Her singing in the finished recording is actually the demo vocal, recorded the day the song was written. It was, she says, the vocal that felt like it held the song.
“We definitely tossed up, should we be re-recording this? And it was like, ‘No, I think it’s exactly what it needs to be. We would just be trying to re-record it for the sake of re-recording it and probably go back to that original vocal anyway!”
Alongside her own music, Georgia Lines has been delivering messages of support within other projects. In her own web-series, titled Intros, she interviews up-and-coming female and non-binary artists. Produced in collaboration with Rolling Stone Aus/NZ the series has been confirmed for a fifth season in 2026.

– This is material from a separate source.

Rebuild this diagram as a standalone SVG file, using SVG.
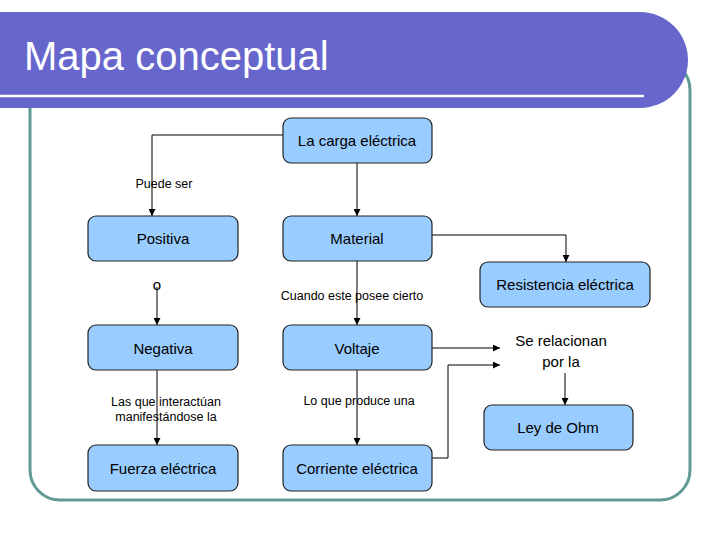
<svg xmlns="http://www.w3.org/2000/svg" width="728" height="546" viewBox="0 0 728 546">
<style>
.n{fill:#99ccff;stroke:#222;stroke-width:1.2}
.t{font-family:"Liberation Sans",Arial,sans-serif;font-size:15px;text-anchor:middle;fill:#000}
.l{font-family:"Liberation Sans",Arial,sans-serif;font-size:12.5px;text-anchor:middle;fill:#000}
.c{fill:none;stroke:#000;stroke-width:1;marker-end:url(#a)}
</style>
<defs><marker id="a" viewBox="0 0 8 8" refX="8" refY="4" markerWidth="7" markerHeight="7" orient="auto"><path d="M0,0L8,4L0,8z" fill="#000"/></marker></defs>
<rect width="728" height="546" fill="#fff"/>
<rect x="30" y="60" width="660" height="440" rx="30" fill="none" stroke="#5f9a94" stroke-width="3"/>
<path d="M0,12H640A48,48 0 0 1 640,108H0Z" fill="#6666cc"/>
<line x1="0" y1="96" x2="644" y2="96" stroke="#fff" stroke-width="2.5"/>
<text x="24" y="70" font-family="Liberation Sans,Arial,sans-serif" font-size="40" fill="#fff">Mapa conceptual</text>
<g id="connectors">
<path class="c" d="M283,135H152V216"/>
<path class="c" d="M357,163V216"/>
<path class="c" d="M432,235H566V262"/>
<path class="c" d="M157,287V325"/>
<path class="c" d="M157,370V445"/>
<path class="c" d="M357,261V325"/>
<path class="c" d="M357,370V445"/>
<path class="c" d="M432,348H500"/>
<path class="c" d="M432,458H448V365H500"/>
<path class="c" d="M565,373V405"/>
<text class="l" x="164" y="188">Puede ser</text>
<text class="t" x="157" y="290">o</text>
<text class="l" x="352" y="300">Cuando este posee cierto</text>
<text class="l" x="166" y="406">Las que interactúan</text>
<text class="l" x="166" y="421">manifestándose la</text>
<text class="l" x="359" y="405">Lo que produce una</text>
<text class="t" x="561" y="346">Se relacionan</text>
<text class="t" x="561" y="367">por la</text>
</g>
<g id="carga"><rect class="n" x="283" y="118" width="149" height="45" rx="8"/><text class="t" x="357" y="146">La carga eléctrica</text></g>
<g id="positiva"><rect class="n" x="88" y="216" width="150" height="45" rx="8"/><text class="t" x="163" y="244">Positiva</text></g>
<g id="material"><rect class="n" x="283" y="216" width="149" height="45" rx="8"/><text class="t" x="357" y="244">Material</text></g>
<g id="resistencia"><rect class="n" x="480" y="262" width="170" height="45" rx="8"/><text class="t" x="565" y="290">Resistencia eléctrica</text></g>
<g id="negativa"><rect class="n" x="88" y="325" width="150" height="45" rx="8"/><text class="t" x="163" y="354">Negativa</text></g>
<g id="voltaje"><rect class="n" x="283" y="325" width="149" height="45" rx="8"/><text class="t" x="357" y="354">Voltaje</text></g>
<g id="ohm"><rect class="n" x="484" y="405" width="149" height="45" rx="8"/><text class="t" x="558" y="433">Ley de Ohm</text></g>
<g id="fuerza"><rect class="n" x="88" y="445" width="150" height="46" rx="8"/><text class="t" x="163" y="474">Fuerza eléctrica</text></g>
<g id="corriente"><rect class="n" x="283" y="445" width="149" height="46" rx="8"/><text class="t" x="357" y="474">Corriente eléctrica</text></g>
</svg>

“That’s been really cool, because I am very passionate about equipping and helping and encouraging the next generation of artists. I think it’s really hard when you’re in this industry, trying to work out a lot of things on your own. A big part for us with Intros was trying to create conversation and content and help give artists tools to help them with some of the questions that they’ve been navigating or struggling with.”
Having released an EP that records and has likely helped overcome some significant struggles of her own, Lines is taking the opportunity to experiment with living and working outside of Aotearoa, announcing that she is heading off to try her luck as a singer-songwriter in Nashville. Her many Kiwi fans will be wishing her a wonderful life while there.